What the task asks =>
For this exercise, output only the lines between the "Rebuild this chart" line and the "y = d3.scaleLinear().domain(cfg.yDomain).range([bottom, top]);" line, both of them included, and skip all pictures.
______
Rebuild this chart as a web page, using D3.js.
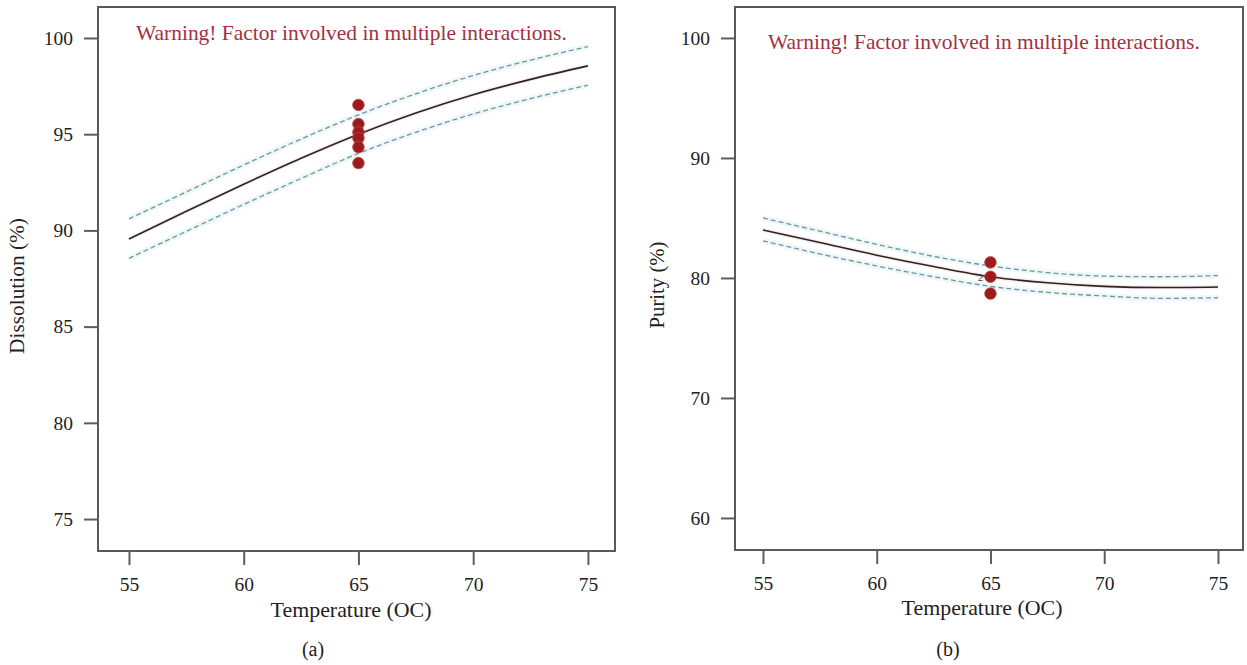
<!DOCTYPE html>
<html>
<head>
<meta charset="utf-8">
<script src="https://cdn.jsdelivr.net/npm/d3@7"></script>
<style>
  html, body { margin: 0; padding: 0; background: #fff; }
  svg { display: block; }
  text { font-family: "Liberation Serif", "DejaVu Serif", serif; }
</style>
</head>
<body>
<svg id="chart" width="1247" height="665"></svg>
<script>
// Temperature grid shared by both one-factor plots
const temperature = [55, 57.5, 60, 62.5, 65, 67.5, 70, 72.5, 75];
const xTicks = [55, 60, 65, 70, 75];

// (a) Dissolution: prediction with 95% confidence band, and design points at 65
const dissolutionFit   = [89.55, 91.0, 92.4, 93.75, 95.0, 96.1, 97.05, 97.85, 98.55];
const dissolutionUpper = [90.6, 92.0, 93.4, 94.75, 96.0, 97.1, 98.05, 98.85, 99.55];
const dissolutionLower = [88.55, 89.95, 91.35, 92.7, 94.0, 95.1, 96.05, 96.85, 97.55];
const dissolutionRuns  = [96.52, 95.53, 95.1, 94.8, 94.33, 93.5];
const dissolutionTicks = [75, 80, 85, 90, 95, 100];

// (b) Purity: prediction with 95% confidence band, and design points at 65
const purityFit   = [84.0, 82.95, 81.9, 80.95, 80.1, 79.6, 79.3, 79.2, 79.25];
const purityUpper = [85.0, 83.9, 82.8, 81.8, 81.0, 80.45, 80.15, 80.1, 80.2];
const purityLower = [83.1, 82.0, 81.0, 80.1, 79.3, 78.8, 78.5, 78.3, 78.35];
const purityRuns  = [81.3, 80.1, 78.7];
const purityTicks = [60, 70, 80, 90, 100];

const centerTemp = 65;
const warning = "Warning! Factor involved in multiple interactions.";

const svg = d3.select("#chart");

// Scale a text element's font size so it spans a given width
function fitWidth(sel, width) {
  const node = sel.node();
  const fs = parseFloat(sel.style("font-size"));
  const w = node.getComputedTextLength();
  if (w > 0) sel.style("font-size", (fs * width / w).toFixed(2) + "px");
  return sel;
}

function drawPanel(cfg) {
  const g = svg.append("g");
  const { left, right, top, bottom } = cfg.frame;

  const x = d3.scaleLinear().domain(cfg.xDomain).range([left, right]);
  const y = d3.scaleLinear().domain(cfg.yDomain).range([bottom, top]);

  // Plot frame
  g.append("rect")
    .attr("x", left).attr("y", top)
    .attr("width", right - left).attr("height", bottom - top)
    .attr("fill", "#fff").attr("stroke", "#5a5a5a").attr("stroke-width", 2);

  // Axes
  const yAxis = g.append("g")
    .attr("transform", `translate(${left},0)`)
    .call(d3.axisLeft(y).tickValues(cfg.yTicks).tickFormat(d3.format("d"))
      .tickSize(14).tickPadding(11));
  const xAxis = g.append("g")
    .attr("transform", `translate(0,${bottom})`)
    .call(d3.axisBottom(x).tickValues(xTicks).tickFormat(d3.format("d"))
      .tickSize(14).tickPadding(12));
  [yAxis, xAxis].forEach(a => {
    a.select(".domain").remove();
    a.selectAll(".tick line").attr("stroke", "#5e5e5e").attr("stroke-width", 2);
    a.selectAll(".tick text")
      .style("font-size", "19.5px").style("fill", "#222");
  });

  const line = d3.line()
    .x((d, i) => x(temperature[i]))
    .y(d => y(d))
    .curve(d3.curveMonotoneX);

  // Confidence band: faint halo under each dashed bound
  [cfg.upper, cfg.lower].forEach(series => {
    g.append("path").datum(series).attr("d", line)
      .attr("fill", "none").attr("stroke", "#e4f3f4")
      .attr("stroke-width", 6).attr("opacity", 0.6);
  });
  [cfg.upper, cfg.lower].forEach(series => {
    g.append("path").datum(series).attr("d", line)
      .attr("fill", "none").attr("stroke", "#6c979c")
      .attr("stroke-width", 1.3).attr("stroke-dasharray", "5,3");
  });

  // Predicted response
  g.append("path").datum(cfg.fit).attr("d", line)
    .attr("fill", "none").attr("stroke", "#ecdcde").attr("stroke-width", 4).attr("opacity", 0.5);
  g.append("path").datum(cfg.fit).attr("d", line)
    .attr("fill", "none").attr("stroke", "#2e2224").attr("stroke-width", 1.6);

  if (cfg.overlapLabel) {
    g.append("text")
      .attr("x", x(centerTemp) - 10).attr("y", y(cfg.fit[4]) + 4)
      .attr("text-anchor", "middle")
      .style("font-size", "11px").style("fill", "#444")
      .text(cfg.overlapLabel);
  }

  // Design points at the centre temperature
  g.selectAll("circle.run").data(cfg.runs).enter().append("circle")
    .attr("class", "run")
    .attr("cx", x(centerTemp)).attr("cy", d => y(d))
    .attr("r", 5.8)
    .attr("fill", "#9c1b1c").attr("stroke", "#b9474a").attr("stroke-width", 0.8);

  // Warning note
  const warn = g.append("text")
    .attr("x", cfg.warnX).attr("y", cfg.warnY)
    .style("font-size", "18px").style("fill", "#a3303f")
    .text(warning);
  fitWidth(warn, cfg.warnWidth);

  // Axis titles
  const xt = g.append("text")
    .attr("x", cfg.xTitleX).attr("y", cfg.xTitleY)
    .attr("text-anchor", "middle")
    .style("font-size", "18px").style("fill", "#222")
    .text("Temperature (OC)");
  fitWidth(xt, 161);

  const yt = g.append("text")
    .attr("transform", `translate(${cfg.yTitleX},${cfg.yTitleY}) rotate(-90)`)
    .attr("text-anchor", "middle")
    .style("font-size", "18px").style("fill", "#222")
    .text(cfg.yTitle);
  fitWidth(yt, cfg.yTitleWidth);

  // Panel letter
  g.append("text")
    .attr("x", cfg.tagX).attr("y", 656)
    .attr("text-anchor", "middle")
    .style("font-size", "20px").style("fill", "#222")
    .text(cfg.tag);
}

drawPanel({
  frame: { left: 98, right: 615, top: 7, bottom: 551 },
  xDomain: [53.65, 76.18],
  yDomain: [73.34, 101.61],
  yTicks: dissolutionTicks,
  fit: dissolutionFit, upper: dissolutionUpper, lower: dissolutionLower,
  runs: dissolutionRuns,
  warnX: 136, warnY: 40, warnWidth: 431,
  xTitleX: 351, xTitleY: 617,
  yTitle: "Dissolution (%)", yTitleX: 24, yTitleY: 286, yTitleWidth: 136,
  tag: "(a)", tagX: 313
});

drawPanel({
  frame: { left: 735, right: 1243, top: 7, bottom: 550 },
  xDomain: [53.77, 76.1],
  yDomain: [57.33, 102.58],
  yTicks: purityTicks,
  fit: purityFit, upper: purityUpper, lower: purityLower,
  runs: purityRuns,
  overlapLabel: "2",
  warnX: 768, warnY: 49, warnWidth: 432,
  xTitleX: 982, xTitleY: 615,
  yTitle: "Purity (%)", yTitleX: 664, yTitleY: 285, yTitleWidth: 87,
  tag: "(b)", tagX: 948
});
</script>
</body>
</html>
______
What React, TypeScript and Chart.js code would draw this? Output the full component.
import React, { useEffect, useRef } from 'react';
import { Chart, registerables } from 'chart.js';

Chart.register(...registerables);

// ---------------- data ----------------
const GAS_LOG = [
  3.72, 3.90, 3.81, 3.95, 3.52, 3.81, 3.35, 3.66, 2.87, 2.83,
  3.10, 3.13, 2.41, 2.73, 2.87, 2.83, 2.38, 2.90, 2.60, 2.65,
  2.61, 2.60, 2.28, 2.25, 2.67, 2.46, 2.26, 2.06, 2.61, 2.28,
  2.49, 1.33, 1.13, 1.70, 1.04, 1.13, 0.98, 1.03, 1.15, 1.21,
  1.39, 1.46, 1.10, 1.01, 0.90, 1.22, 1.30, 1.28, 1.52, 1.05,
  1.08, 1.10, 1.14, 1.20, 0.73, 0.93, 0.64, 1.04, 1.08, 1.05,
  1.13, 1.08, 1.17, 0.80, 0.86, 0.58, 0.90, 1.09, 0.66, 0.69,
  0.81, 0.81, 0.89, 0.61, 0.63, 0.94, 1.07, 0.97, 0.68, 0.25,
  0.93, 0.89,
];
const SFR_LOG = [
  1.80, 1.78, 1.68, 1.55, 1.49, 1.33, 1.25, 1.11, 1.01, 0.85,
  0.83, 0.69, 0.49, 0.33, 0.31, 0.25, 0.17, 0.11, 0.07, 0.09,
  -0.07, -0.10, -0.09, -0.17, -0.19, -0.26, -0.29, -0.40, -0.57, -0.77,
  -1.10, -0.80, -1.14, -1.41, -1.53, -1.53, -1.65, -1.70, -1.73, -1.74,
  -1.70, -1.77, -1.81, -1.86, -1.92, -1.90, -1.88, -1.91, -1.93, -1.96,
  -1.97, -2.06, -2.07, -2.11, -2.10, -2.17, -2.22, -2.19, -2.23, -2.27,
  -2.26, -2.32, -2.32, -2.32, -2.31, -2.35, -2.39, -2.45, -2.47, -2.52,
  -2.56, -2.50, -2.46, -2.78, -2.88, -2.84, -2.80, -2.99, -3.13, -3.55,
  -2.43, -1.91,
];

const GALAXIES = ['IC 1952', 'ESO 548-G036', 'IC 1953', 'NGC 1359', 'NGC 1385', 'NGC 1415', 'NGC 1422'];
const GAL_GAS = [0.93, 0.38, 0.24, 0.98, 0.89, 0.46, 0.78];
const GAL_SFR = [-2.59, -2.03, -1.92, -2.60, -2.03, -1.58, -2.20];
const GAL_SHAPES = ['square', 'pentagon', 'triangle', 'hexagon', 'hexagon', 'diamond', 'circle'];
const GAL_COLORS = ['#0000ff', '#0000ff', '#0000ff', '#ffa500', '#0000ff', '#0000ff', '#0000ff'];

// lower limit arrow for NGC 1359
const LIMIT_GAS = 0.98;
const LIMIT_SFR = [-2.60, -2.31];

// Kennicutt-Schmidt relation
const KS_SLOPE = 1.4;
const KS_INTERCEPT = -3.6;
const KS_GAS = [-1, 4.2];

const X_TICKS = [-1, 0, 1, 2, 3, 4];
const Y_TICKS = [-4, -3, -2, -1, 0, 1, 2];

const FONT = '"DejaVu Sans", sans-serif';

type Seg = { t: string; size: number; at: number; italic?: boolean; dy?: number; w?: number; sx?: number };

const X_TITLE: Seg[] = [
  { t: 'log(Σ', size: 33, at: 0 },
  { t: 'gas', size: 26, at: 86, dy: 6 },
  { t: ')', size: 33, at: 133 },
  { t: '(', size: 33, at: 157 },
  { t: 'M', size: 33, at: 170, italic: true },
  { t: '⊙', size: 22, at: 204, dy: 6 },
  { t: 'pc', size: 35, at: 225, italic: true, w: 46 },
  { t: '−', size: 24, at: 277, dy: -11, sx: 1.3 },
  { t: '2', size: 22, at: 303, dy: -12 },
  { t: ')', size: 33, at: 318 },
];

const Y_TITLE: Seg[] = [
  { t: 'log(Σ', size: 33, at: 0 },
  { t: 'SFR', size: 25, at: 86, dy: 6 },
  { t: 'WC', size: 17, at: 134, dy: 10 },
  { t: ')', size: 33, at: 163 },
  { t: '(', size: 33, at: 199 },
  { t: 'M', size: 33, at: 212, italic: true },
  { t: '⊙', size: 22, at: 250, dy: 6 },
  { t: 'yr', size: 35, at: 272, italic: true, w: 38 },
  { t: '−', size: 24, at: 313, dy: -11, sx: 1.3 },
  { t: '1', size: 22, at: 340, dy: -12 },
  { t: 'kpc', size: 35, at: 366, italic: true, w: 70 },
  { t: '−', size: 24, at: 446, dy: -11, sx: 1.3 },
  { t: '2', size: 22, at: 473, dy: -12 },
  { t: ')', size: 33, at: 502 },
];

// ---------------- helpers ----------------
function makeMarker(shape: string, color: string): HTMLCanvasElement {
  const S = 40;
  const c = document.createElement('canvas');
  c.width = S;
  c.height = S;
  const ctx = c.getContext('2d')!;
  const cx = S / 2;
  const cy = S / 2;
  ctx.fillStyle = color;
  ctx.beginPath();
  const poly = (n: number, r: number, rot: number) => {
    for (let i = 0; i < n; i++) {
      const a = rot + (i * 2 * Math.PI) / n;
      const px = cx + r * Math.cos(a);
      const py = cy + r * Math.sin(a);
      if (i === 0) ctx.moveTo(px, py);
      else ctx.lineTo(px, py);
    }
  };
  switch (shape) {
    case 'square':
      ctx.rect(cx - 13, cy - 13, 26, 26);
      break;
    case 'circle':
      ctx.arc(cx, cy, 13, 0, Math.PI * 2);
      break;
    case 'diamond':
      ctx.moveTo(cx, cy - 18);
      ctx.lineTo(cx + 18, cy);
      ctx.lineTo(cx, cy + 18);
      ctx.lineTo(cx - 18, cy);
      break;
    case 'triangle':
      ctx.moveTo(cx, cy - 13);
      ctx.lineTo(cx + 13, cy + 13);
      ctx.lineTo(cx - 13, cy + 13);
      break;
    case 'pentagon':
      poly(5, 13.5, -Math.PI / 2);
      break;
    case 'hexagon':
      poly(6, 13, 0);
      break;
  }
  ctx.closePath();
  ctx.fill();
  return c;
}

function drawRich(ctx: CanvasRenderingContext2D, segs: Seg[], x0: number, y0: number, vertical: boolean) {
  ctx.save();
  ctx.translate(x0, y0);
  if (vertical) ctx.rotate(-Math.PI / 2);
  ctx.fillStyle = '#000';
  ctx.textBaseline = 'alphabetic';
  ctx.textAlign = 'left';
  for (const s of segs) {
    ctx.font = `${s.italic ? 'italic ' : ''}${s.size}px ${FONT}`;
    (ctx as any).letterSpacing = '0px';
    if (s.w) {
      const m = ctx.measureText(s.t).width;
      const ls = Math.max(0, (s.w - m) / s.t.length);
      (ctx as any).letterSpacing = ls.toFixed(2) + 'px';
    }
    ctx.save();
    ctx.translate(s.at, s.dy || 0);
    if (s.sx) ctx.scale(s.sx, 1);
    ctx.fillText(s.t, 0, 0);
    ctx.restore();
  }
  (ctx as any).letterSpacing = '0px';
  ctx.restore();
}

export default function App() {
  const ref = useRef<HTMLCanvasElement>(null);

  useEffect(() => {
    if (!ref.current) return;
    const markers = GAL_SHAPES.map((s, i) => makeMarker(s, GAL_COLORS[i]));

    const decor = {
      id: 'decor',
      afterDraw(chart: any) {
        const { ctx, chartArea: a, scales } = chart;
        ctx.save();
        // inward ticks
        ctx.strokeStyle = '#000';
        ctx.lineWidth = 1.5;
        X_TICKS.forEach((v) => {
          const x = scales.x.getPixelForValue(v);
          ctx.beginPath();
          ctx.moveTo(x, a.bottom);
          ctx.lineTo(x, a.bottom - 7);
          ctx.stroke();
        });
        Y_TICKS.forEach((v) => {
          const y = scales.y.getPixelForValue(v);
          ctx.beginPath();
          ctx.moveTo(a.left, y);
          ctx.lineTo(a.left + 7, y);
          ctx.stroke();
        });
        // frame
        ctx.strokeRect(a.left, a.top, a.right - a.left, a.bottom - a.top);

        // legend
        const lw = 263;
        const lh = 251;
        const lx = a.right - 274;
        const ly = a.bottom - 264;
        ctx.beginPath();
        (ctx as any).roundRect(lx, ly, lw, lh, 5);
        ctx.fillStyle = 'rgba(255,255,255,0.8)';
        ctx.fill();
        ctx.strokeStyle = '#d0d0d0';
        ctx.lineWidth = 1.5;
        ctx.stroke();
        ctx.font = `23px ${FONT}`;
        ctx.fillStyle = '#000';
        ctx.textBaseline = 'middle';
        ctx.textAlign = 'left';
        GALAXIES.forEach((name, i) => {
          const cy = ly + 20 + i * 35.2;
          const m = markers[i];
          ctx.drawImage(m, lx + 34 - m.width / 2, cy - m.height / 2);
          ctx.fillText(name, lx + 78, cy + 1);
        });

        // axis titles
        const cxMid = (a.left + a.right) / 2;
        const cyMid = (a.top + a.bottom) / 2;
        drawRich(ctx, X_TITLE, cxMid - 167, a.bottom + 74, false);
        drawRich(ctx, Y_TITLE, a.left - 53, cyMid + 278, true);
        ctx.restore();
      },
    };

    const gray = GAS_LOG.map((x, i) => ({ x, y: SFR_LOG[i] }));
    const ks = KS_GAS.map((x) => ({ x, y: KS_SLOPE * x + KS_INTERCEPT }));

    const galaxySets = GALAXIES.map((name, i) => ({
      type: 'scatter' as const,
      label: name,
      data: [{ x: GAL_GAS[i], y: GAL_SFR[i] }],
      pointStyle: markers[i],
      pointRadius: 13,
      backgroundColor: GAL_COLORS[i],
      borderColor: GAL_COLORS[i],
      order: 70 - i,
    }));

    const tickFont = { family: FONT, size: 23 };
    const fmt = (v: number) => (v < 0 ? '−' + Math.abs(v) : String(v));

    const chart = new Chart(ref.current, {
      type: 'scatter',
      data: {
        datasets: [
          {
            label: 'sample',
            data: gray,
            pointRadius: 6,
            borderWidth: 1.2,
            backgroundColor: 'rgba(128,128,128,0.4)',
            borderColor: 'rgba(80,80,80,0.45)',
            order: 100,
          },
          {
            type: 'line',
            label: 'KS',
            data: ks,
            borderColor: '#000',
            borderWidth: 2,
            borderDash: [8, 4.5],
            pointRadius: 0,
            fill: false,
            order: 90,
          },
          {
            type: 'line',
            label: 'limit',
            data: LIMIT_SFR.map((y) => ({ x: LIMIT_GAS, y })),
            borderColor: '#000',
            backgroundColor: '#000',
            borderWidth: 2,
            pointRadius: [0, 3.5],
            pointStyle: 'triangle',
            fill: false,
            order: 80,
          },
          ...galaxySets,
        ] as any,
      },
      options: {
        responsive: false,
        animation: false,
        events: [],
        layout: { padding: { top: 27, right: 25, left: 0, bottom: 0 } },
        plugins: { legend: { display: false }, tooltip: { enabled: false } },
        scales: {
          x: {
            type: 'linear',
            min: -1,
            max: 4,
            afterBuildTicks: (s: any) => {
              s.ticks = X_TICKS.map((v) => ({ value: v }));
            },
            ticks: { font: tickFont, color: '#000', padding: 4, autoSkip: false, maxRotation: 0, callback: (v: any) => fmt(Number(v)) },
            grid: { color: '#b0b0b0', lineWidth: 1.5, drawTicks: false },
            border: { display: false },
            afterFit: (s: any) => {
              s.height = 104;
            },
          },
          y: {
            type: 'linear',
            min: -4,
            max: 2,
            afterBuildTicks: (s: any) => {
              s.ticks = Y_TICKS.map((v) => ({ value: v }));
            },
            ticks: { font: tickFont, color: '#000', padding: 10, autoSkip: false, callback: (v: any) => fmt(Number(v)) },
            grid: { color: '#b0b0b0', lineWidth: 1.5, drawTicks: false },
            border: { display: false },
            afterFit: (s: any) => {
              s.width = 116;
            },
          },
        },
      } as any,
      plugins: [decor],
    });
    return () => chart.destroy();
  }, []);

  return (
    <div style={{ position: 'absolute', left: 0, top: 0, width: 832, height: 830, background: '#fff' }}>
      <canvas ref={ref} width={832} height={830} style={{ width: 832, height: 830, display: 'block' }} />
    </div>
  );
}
______
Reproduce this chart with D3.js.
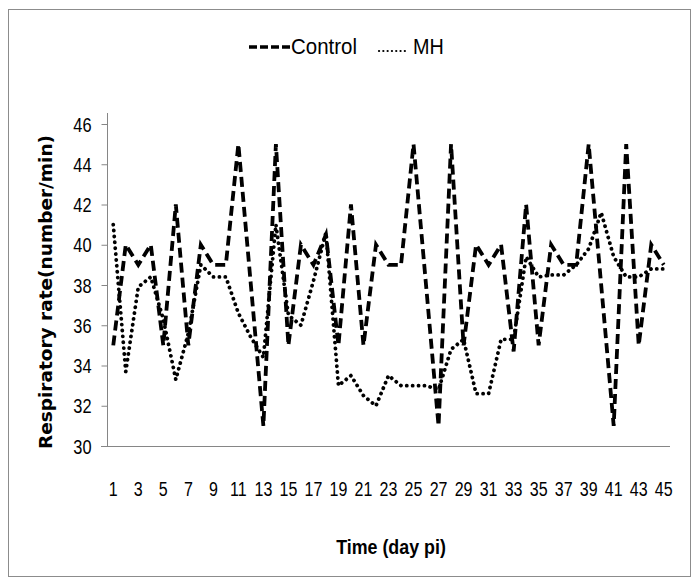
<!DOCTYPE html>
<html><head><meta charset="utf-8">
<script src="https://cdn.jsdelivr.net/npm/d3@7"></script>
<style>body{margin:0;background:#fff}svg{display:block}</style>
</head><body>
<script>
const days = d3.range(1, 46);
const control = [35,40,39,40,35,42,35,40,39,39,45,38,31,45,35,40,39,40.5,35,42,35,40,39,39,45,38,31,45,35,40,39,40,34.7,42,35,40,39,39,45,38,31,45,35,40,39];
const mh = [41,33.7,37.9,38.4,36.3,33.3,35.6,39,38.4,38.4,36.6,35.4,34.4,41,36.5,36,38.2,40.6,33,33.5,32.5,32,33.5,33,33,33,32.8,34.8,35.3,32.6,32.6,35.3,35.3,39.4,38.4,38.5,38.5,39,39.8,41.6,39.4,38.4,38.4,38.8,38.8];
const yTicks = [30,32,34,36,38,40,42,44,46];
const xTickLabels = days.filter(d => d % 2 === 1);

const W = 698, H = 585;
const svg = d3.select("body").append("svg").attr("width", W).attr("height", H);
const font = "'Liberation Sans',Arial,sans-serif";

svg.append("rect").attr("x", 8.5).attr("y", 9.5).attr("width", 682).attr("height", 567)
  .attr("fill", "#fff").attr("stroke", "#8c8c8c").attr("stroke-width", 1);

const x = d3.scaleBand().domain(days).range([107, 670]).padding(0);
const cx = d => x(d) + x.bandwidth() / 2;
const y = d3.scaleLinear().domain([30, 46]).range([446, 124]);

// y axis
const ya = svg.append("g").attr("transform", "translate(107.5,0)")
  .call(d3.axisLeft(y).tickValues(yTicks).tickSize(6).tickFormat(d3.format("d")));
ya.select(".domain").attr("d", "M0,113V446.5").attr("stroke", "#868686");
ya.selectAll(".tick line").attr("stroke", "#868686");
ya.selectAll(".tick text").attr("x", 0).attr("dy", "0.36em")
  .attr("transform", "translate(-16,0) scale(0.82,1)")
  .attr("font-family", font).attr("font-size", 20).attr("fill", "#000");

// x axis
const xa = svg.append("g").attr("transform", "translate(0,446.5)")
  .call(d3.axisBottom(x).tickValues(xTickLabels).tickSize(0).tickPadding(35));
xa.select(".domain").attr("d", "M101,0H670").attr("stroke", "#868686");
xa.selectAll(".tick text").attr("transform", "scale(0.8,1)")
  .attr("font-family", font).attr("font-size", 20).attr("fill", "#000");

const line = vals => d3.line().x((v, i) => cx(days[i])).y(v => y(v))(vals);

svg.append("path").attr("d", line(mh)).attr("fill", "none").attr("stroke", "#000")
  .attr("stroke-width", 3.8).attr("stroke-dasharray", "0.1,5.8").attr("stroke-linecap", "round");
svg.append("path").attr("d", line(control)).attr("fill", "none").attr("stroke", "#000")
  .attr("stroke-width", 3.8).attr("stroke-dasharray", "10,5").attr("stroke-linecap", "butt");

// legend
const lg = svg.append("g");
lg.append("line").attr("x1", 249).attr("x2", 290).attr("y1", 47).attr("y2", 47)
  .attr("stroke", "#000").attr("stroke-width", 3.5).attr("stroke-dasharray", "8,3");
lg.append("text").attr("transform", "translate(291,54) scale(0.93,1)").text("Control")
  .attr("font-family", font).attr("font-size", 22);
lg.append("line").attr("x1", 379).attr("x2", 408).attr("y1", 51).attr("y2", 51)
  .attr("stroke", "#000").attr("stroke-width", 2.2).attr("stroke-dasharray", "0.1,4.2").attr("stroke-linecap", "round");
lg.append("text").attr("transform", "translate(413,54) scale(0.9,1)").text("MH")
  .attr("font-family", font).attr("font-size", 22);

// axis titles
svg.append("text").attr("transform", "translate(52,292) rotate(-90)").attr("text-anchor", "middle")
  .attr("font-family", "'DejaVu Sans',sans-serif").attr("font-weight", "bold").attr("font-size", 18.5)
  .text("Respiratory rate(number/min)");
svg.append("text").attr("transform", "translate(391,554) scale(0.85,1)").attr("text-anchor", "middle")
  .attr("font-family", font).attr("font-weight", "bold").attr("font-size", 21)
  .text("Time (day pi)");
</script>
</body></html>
______
Solution for this task =>
Rebuild this chart as a web page, using D3.js.
<!DOCTYPE html>
<html>
<head>
<meta charset="utf-8">
<script src="https://cdn.jsdelivr.net/npm/d3@7"></script>
<style>
  html, body { margin: 0; padding: 0; background: #fff; }
  svg { display: block; }
  text { font-family: "Liberation Serif", "DejaVu Serif", serif; }
</style>
</head>
<body>
<svg id="chart" width="1247" height="665"></svg>
<script>
// Temperature grid shared by both one-factor plots
const temperature = [55, 57.5, 60, 62.5, 65, 67.5, 70, 72.5, 75];
const xTicks = [55, 60, 65, 70, 75];

// (a) Dissolution: prediction with 95% confidence band, and design points at 65
const dissolutionFit   = [89.55, 91.0, 92.4, 93.75, 95.0, 96.1, 97.05, 97.85, 98.55];
const dissolutionUpper = [90.6, 92.0, 93.4, 94.75, 96.0, 97.1, 98.05, 98.85, 99.55];
const dissolutionLower = [88.55, 89.95, 91.35, 92.7, 94.0, 95.1, 96.05, 96.85, 97.55];
const dissolutionRuns  = [96.52, 95.53, 95.1, 94.8, 94.33, 93.5];
const dissolutionTicks = [75, 80, 85, 90, 95, 100];

// (b) Purity: prediction with 95% confidence band, and design points at 65
const purityFit   = [84.0, 82.95, 81.9, 80.95, 80.1, 79.6, 79.3, 79.2, 79.25];
const purityUpper = [85.0, 83.9, 82.8, 81.8, 81.0, 80.45, 80.15, 80.1, 80.2];
const purityLower = [83.1, 82.0, 81.0, 80.1, 79.3, 78.8, 78.5, 78.3, 78.35];
const purityRuns  = [81.3, 80.1, 78.7];
const purityTicks = [60, 70, 80, 90, 100];

const centerTemp = 65;
const warning = "Warning! Factor involved in multiple interactions.";

const svg = d3.select("#chart");

// Scale a text element's font size so it spans a given width
function fitWidth(sel, width) {
  const node = sel.node();
  const fs = parseFloat(sel.style("font-size"));
  const w = node.getComputedTextLength();
  if (w > 0) sel.style("font-size", (fs * width / w).toFixed(2) + "px");
  return sel;
}

function drawPanel(cfg) {
  const g = svg.append("g");
  const { left, right, top, bottom } = cfg.frame;

  const x = d3.scaleLinear().domain(cfg.xDomain).range([left, right]);
  const y = d3.scaleLinear().domain(cfg.yDomain).range([bottom, top]);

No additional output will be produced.